Ahmed Abdulqadir Omar, Section Head, Human Resources (HR), Ministry of Labor, Youth and Sports (MOLYS)
Ahmed took a similar route as Farhiya. He joined the Ministry of Labor, Youth and Sports (MOLYS) in February 2013 as an HR intern. He thinks “it is rare that young people get good jobs that reflect their academic background without some kind of internship.”
Ahmed has a Bachelor’s degree in HR and Leadership from a university college in the Ethiopian capital of Addis Ababa. Before becoming section head at the sports ministry, he held a range of positions, from intern to HR technical adviser. He also has consulting experience with international organizations in developing training policies and programs for the civil service in Puntland. “The consultancy contract ended in early 2016, and I knew that the government was hiring soon through the CIP”.
Once his position was posted, Ahmed applied and was successful at getting it. He joined as Section Head in May 2016. “The tests were a particularly good initiative. The government is adopting this practice, and we’re seeing that qualified personnel are drastically increasing the capacities of our ministries.”

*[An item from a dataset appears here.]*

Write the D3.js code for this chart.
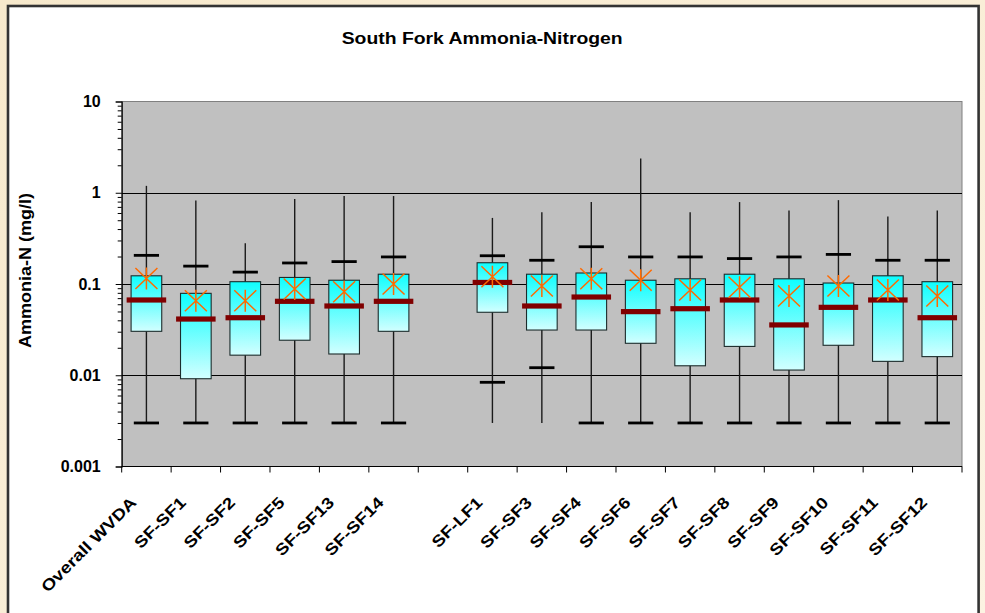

Working in HR, Ahmed is well aware of the need for mechanisms for hiring practices. “Nepotism was commonly practiced before,” he said. “I know how it is to be unemployed in Puntland. It’s disheartening when people are unfairly hired.” After the success of the Capacity Injection Project in 2016, Puntland will hire about 80 more civil servants for nine government institutions in 2017.
The project’s emphasis on transparent recruitment is designed to eliminate unfair hiring. Ahmed has also put in place standardized payroll systems to monitor who gets paid, justifying it to the Minister. This has changed the attitudes of people seeking work. “I meet more young people who are interested [in working here] simply because they know that they have a real chance of employment,” he said.